- [Exercise instructions]:
Identify all lines in the listing that include the word "React", and copy them out.

- [Collected data]:

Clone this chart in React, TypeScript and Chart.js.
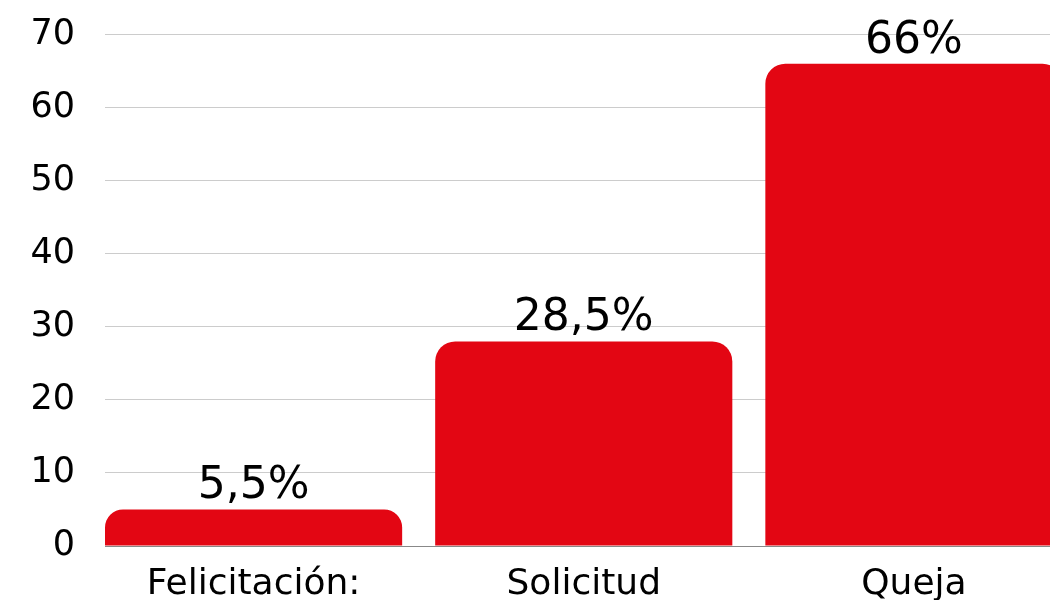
import React, { useEffect, useRef } from "react";
import { Chart, registerables } from "chart.js";

Chart.register(...registerables);

const categories = ["Felicitación:", "Solicitud", "Queja"];
const values = [5, 28, 66];
const valueLabels = ["5,5%", "28,5%", "66%"];
const yTicks = [0, 10, 20, 30, 40, 50, 60, 70];

const FONT = "'DejaVu Sans', sans-serif";
const GRID_START = 105;

const maskPlugin = {
  id: "gridMask",
  beforeDatasetsDraw(chart: any) {
    const ctx = chart.ctx;
    const a = chart.chartArea;
    ctx.save();
    ctx.fillStyle = "#fff";
    ctx.fillRect(a.left - 1, a.top - 2, GRID_START - a.left + 1, a.bottom - a.top + 4);
    ctx.restore();
  },
};

const labelPlugin = {
  id: "barLabels",
  afterDatasetsDraw(chart: any) {
    const ctx = chart.ctx;
    const meta = chart.getDatasetMeta(0);
    ctx.save();
    ctx.font = `400 44px ${FONT}`;
    ctx.fillStyle = "#000";
    ctx.textAlign = "center";
    ctx.textBaseline = "alphabetic";
    meta.data.forEach((bar: any, i: number) => {
      ctx.fillText(valueLabels[i], bar.x, bar.y - 11);
    });
    ctx.restore();
  },
};

export default function App() {
  const ref = useRef<HTMLCanvasElement>(null);
  useEffect(() => {
    document.body.style.margin = "0";
    const chart = new Chart(ref.current!, {
      type: "bar",
      data: {
        labels: categories,
        datasets: [
          {
            data: values,
            backgroundColor: "#E30613",
            borderRadius: 20,
            barPercentage: 0.9,
            categoryPercentage: 1,
          },
        ],
      },
      options: {
        responsive: false,
        animation: false,
        layout: { padding: { top: 17, right: 0, left: 0, bottom: 0 } },
        plugins: { legend: { display: false }, tooltip: { enabled: false } },
        scales: {
          x: {
            grid: { display: false },
            border: { display: true, color: "#888", width: 1 },
            ticks: {
              color: "#000",
              font: { family: FONT, size: 36 },
              padding: 9,
              maxRotation: 0,
            },
            afterFit(scale: any) {
              scale.height = 94;
            },
          },
          y: {
            min: 0,
            max: 70,
            afterBuildTicks(scale: any) {
              scale.ticks = yTicks.map((v) => ({ value: v }));
            },
            grid: { color: "#cccccc", drawTicks: false },
            border: { display: false },
            ticks: {
              color: "#000",
              font: { family: FONT, size: 35 },
              padding: 13.5,
            },
            afterFit(scale: any) {
              scale.width = 88.5;
            },
          },
        },
      },
      plugins: [maskPlugin, labelPlugin],
    });
    return () => chart.destroy();
  }, []);
  return (
    <div
      style={{
        position: "fixed",
        left: 0,
        top: 0,
        width: 1050,
        height: 600,
        overflow: "hidden",
        background: "#fff",
      }}
    >
      <canvas ref={ref} width={1079} height={640} />
    </div>
  );
}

- [The solution]:
Clone this chart in React, TypeScript and Chart.js.
import React, { useEffect, useRef } from "react";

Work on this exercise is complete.